Women politicians tend to baulk at references to their gender
Most people thought West Bengal’s new chief minister was getting her he, she and it confused when she blurted out “I am a simple man.” Poor thing, Mamata Banerjee’s well-wishers (which means all the world and his wife since everyone loves a winner) explained, she meant sadharon manush, aam admi, a person rather than a man. After all, her “Maa, Mati, Manush … Mother, Earth, Humans” slogan embraces everybody. It seemed plausible, especially since Miss Banerjee added, “I want to continue my life like a commoner, like a simple man.” India’s other new woman chief minister, Jayalalithaa, is hardly a commoner or simple, and she’s certainly not a man.
But Miss Banerjee’s gaffe may not have been a gaffe. It may have been a shrewd politician’s casual assertion of her determination to wear the pants… or dhoti.
Women in politics are like that only. Indira Gandhi protested when an Australian journalist introduced her at the Press Club in Canberra as “a remarkable woman.” She had no quarrel with the adjective; she may even have thought “remarkable” a somewhat tame description of her multifarious personality. But the noun was intolerable. Mrs Gandhi roundly told the audience she didn’t like being called a “woman”. She had always thought of herself as a “human being.”
It doesn’t need a linguist to point out that the objection was absurd for no one ever said women were not human beings. Since no man objects to being called a man, why should a woman object to being called a woman unless she thinks the term derogatory? The only exception Mrs Gandhi was prepared to make to her affirmation of masculinity was when Atal Behari Vajpayee compared her to Durga. But, then, despite her several children, the goddess who was more than a match for no less a male than Asura, was hardly the epitome of femininity. What Mrs Gandhi probably enjoyed most was being called “the only man in a Cabinet of women”, the phrase originally coined for Israel’s grey-haired and motherly Golda Meir.

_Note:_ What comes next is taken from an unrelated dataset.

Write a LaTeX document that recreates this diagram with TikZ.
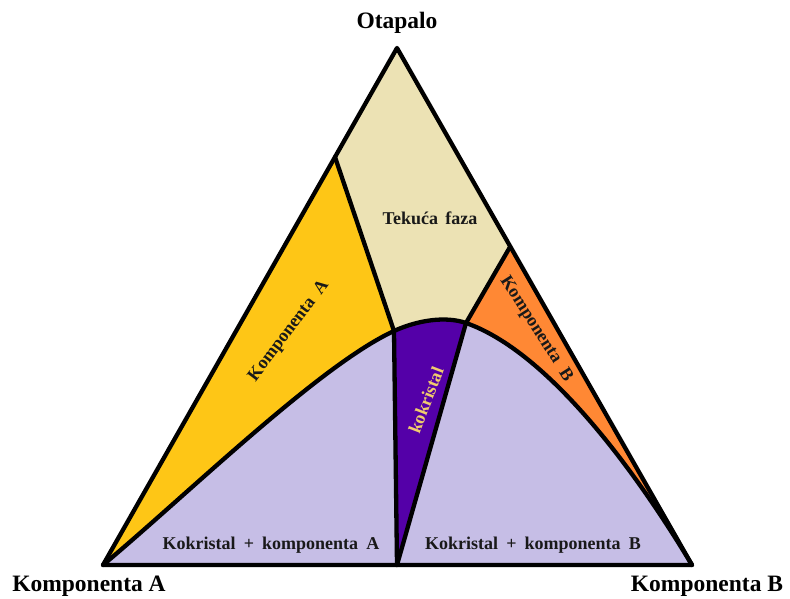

No legends were woven around the world’s first woman prime minister, Sirimavo Bandaranaike with her deep bass voice and no-nonsense manner. The glamorous Benazir Bhutto didn’t have any masculine pretensions since her friend and biographer referred to her in his book’s title as Shahzadi (Shah’s daughter) and not Shah. Shah would not have been inappropriate since India’s first woman ruler was called Razia Sultan more often than Razia Sultana.
Among other royals, Russia’s Catherine the Great referred to herself as a gentleman and England’s Elizabeth I boasted of having a king’s heart in a woman’s body. The present Queen Elizabeth may not do either but it’s tradition for others in Lancashire towns to toast her as “Duke of Lancaster”. When I first heard it, I wondered whether Prince Philip, had he been present, would be called Duchess. One imagines he wouldn’t be amused. Neither would Mrs M K Narayanan like the appellation of governess of West Bengal. Spouses tend to be a problem, as the man who described his master’s wife as his mistress soon discovered.
Actually, Mrs Gandhi demanded the best of both worlds, male and female. So did Britain’s Margaret Thatcher whose “dainty ankles” another Tory politician, the late Alan Clark, praised. Lady Thatcher could simper about “we girls” and deliver sexist jibes like “If you want something said, ask a man. If you want something done, ask a woman” or “It may be the cock that crows, but it is the hen that lays the eggs.” But she was also the notorious Iron Lady whom nothing and no one could budge.
But Singapore’s Lee Kuan Yew thought that though Indira Gandhi “affected some feminine ways, smiling coquettishly at men during social conversation” she was “more determined and ruthless” than Lady Thatcher, Mrs Bandaranaike or Benazir Bhutto. Her attractive appearance and elegant attire notwithstanding, “once into the flow of an argument, there was that steel in her that would match any Kremlin leader.” Presumably, a female Kremlin leader would be an oxymoron.
Some descriptions defy logic. Some job descriptions are beyond gender. A woman judge in Britain is content to be Mr Justice. No one would dream of calling Miss Banerjee chief ministress, even if such a word existed. In fact, someone who is man enough to take on the daunting task of reconstructing West Bengal with a human face (to cite Trinamul’s ambitious manifesto) must be much more than “a simple man”. Hats off to her… sorry, him.